EXERCISE OBJECTIVE: Please write the listing below out again exactly, leaving every picture behind.

DATA:
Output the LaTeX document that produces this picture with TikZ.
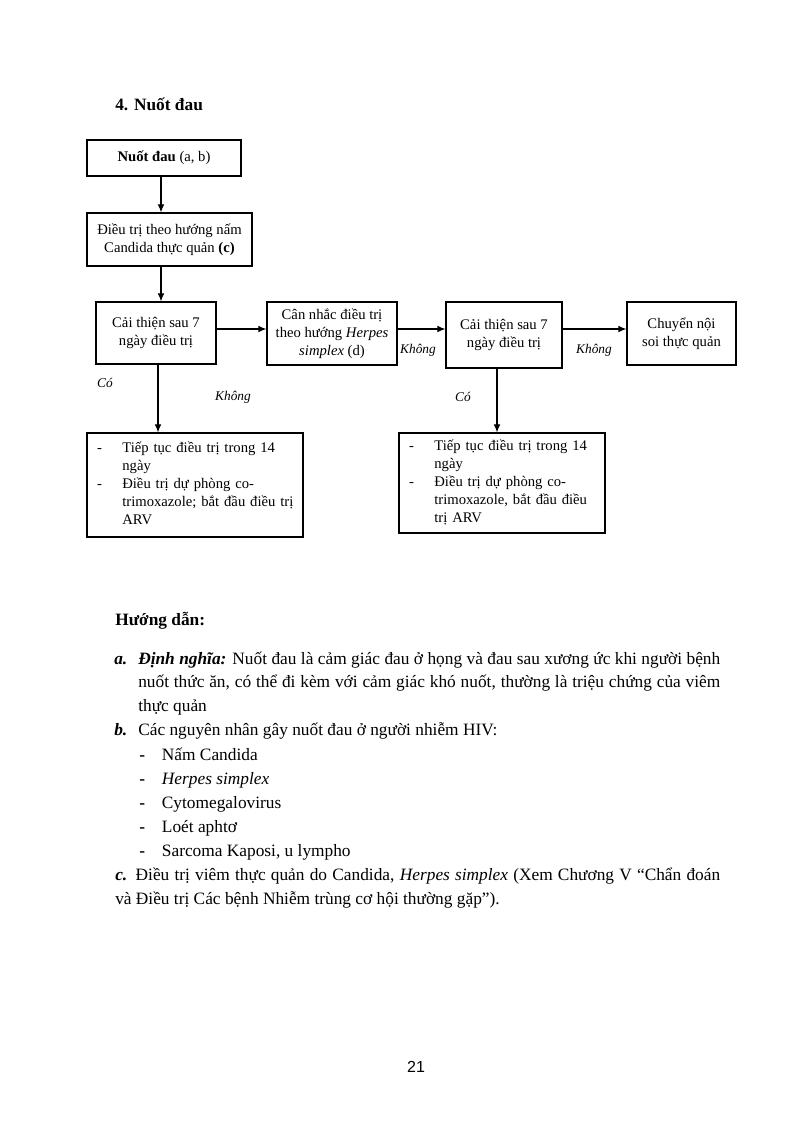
\documentclass[tikz,border=0pt]{standalone}
\usepackage{fontspec}
\setmainfont{Liberation Serif}
\setsansfont{Liberation Sans}
\usetikzlibrary{arrows.meta, positioning}
\newcommand{\flowfont}{\fontsize{11pt}{13.5pt}\selectfont}
\newcommand{\pagefont}{\fontsize{13pt}{17.6pt}\selectfont}
\tikzset{
  box/.style={draw, line width=0.9pt, align=center, font=\flowfont, inner sep=2pt},
  arr/.style={-{Latex[length=6pt,width=5pt]}, line width=0.8pt},
  lbl/.style={font=\fontsize{10pt}{12pt}\selectfont\itshape},
  txt/.style={anchor=base west, inner sep=0pt, font=\pagefont}
}

\begin{document}
\begin{tikzpicture}[x=0.75pt, y=-0.75pt]
\useasboundingbox[fill=white] (0,0) rectangle (794,1124);

% heading
\node[txt, font=\pagefont\bfseries] (title) at (115,110) {4. Nuốt đau};

% flow chart
\node[box, minimum width=115.5pt, minimum height=27pt] (nuot) at (164,158) {\textbf{Nuốt đau} (a, b)};
\node[box, minimum width=123.75pt, minimum height=39.75pt] (nam) at (169.5,239.5) {Điều trị theo hướng nấm\\Candida thực quản \textbf{(c)}};
\node[box, minimum width=90pt, minimum height=46.5pt] (caithien1) at (156,333) {Cải thiện sau 7\\ngày điều trị};
\node[box, minimum width=97.5pt, minimum height=47.25pt] (herpes) at (332,333.5) {Cân nhắc điều trị\\theo hướng \textit{Herpes}\\\textit{simplex} (d)};
\node[box, minimum width=87pt, minimum height=49.5pt] (caithien2) at (504,335) {Cải thiện sau 7\\ngày điều trị};
\node[box, minimum width=81.75pt, minimum height=47.25pt] (noisoi) at (681.5,333.5) {Chuyển nội\\soi thực quản};

\node[box, align=left, inner xsep=7.5pt, text width=147pt, minimum height=78pt] (tieptuc1) at (195,485) {\begin{tabular}{@{}p{19pt}@{}l@{}}-&Tiếp tục điều trị trong 14\\&ngày\\-&Điều trị dự phòng co-\\&trimoxazole; bắt đầu điều trị\\&ARV\end{tabular}};
\node[box, align=left, inner xsep=7.5pt, text width=139.5pt, minimum height=75pt] (tieptuc2) at (502,483) {\begin{tabular}{@{}p{19pt}@{}l@{}}-&Tiếp tục điều trị trong 14\\&ngày\\-&Điều trị dự phòng co-\\&trimoxazole, bắt đầu điều\\&trị ARV\end{tabular}};

% connectors
\coordinate (trunk) at (161,0);
\coordinate (row) at (0,329);
\coordinate (colA) at (158,0);
\coordinate (colB) at (497,0);
\draw[arr] (nuot.south -| trunk) -- (nam.north -| trunk);
\draw[arr] (nam.south -| trunk) -- (caithien1.north -| trunk);
\draw[arr] (caithien1.east |- row) -- (herpes.west |- row);
\draw[arr] (herpes.east |- row) -- (caithien2.west |- row);
\draw[arr] (caithien2.east |- row) -- (noisoi.west |- row);
\draw[arr] (caithien1.south -| colA) -- (tieptuc1.north -| colA);
\draw[arr] (caithien2.south -| colB) -- (tieptuc2.north -| colB);

\node[lbl] (co1) at (105,383) {Có};
\node[lbl] (khong1) at (233,397) {Không};
\node[lbl] (co2) at (463,397) {Có};
\node[lbl] (khong2) at (418,350) {Không};
\node[lbl] (khong3) at (594,350) {Không};

% guide text
\node[txt, font=\pagefont\bfseries] (huongdan) at (115,625) {Hướng dẫn:};
\node[txt] (dinhnghia) at (114,664) {\makebox[18pt][l]{\textbf{\textit{a.}}}\makebox[436.5pt][s]{\textbf{\textit{Định nghĩa:}} Nuốt đau là cảm giác đau ở họng và đau sau xương ức khi người bệnh}};
\node[txt] (dinhnghia2) at (138,687) {\makebox[436.5pt][s]{nuốt thức ăn, có thể đi kèm với cảm giác khó nuốt, thường là triệu chứng của viêm}};
\node[txt] (dinhnghia3) at (138,711) {thực quản};
\node[txt] (nguyennhan) at (114,735) {\makebox[18pt][l]{\textbf{\textit{b.}}}Các nguyên nhân gây nuốt đau ở người nhiễm HIV:};
\foreach \cause [count=\i] in {Nấm Candida, \textit{Herpes simplex}, Cytomegalovirus, Loét aphtơ, {Sarcoma Kaposi, u lympho}}
  \node[txt] (cause\i) at (139,{760+24*(\i-1)}) {\makebox[17pt][l]{\textbf{-}}\cause};
\node[txt] (dieutri) at (115,880) {\makebox[453.75pt][s]{\textbf{\textit{c.}} Điều trị viêm thực quản do Candida, \textit{Herpes simplex} (Xem Chương V “Chẩn đoán}};
\node[txt] (dieutri2) at (115,904) {và Điều trị Các bệnh Nhiễm trùng cơ hội thường gặp”).};

\node[font=\sffamily\fontsize{12pt}{14pt}\selectfont] (trang) at (416,1067) {21};
\end{tikzpicture}
\end{document}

SOLVED EXERCISE:
Output the LaTeX document that produces this picture with TikZ.
\documentclass[tikz,border=0pt]{standalone}
\usepackage{fontspec}
\setmainfont{Liberation Serif}
\setsansfont{Liberation Sans}
\usetikzlibrary{arrows.meta, positioning}
\newcommand{\flowfont}{\fontsize{11pt}{13.5pt}\selectfont}
\newcommand{\pagefont}{\fontsize{13pt}{17.6pt}\selectfont}
\tikzset{
  box/.style={draw, line width=0.9pt, align=center, font=\flowfont, inner sep=2pt},
  arr/.style={-{Latex[length=6pt,width=5pt]}, line width=0.8pt},
  lbl/.style={font=\fontsize{10pt}{12pt}\selectfont\itshape},
  txt/.style={anchor=base west, inner sep=0pt, font=\pagefont}
}

\begin{document}
\begin{tikzpicture}[x=0.75pt, y=-0.75pt]
\useasboundingbox[fill=white] (0,0) rectangle (794,1124);

% heading
\node[txt, font=\pagefont\bfseries] (title) at (115,110) {4. Nuốt đau};

% flow chart
\node[box, minimum width=115.5pt, minimum height=27pt] (nuot) at (164,158) {\textbf{Nuốt đau} (a, b)};
\node[box, minimum width=123.75pt, minimum height=39.75pt] (nam) at (169.5,239.5) {Điều trị theo hướng nấm\\Candida thực quản \textbf{(c)}};
\node[box, minimum width=90pt, minimum height=46.5pt] (caithien1) at (156,333) {Cải thiện sau 7\\ngày điều trị};
\node[box, minimum width=97.5pt, minimum height=47.25pt] (herpes) at (332,333.5) {Cân nhắc điều trị\\theo hướng \textit{Herpes}\\\textit{simplex} (d)};
\node[box, minimum width=87pt, minimum height=49.5pt] (caithien2) at (504,335) {Cải thiện sau 7\\ngày điều trị};
\node[box, minimum width=81.75pt, minimum height=47.25pt] (noisoi) at (681.5,333.5) {Chuyển nội\\soi thực quản};

\node[box, align=left, inner xsep=7.5pt, text width=147pt, minimum height=78pt] (tieptuc1) at (195,485) {\begin{tabular}{@{}p{19pt}@{}l@{}}-&Tiếp tục điều trị trong 14\\&ngày\\-&Điều trị dự phòng co-\\&trimoxazole; bắt đầu điều trị\\&ARV\end{tabular}};
\node[box, align=left, inner xsep=7.5pt, text width=139.5pt, minimum height=75pt] (tieptuc2) at (502,483) {\begin{tabular}{@{}p{19pt}@{}l@{}}-&Tiếp tục điều trị trong 14\\&ngày\\-&Điều trị dự phòng co-\\&trimoxazole, bắt đầu điều\\&trị ARV\end{tabular}};

% connectors
\coordinate (trunk) at (161,0);
\coordinate (row) at (0,329);
\coordinate (colA) at (158,0);
\coordinate (colB) at (497,0);
\draw[arr] (nuot.south -| trunk) -- (nam.north -| trunk);
\draw[arr] (nam.south -| trunk) -- (caithien1.north -| trunk);
\draw[arr] (caithien1.east |- row) -- (herpes.west |- row);
\draw[arr] (herpes.east |- row) -- (caithien2.west |- row);
\draw[arr] (caithien2.east |- row) -- (noisoi.west |- row);
\draw[arr] (caithien1.south -| colA) -- (tieptuc1.north -| colA);
\draw[arr] (caithien2.south -| colB) -- (tieptuc2.north -| colB);

\node[lbl] (co1) at (105,383) {Có};
\node[lbl] (khong1) at (233,397) {Không};
\node[lbl] (co2) at (463,397) {Có};
\node[lbl] (khong2) at (418,350) {Không};
\node[lbl] (khong3) at (594,350) {Không};

% guide text
\node[txt, font=\pagefont\bfseries] (huongdan) at (115,625) {Hướng dẫn:};
\node[txt] (dinhnghia) at (114,664) {\makebox[18pt][l]{\textbf{\textit{a.}}}\makebox[436.5pt][s]{\textbf{\textit{Định nghĩa:}} Nuốt đau là cảm giác đau ở họng và đau sau xương ức khi người bệnh}};
\node[txt] (dinhnghia2) at (138,687) {\makebox[436.5pt][s]{nuốt thức ăn, có thể đi kèm với cảm giác khó nuốt, thường là triệu chứng của viêm}};
\node[txt] (dinhnghia3) at (138,711) {thực quản};
\node[txt] (nguyennhan) at (114,735) {\makebox[18pt][l]{\textbf{\textit{b.}}}Các nguyên nhân gây nuốt đau ở người nhiễm HIV:};
\foreach \cause [count=\i] in {Nấm Candida, \textit{Herpes simplex}, Cytomegalovirus, Loét aphtơ, {Sarcoma Kaposi, u lympho}}
  \node[txt] (cause\i) at (139,{760+24*(\i-1)}) {\makebox[17pt][l]{\textbf{-}}\cause};
\node[txt] (dieutri) at (115,880) {\makebox[453.75pt][s]{\textbf{\textit{c.}} Điều trị viêm thực quản do Candida, \textit{Herpes simplex} (Xem Chương V “Chẩn đoán}};
\node[txt] (dieutri2) at (115,904) {và Điều trị Các bệnh Nhiễm trùng cơ hội thường gặp”).};

\node[font=\sffamily\fontsize{12pt}{14pt}\selectfont] (trang) at (416,1067) {21};
\end{tikzpicture}
\end{document}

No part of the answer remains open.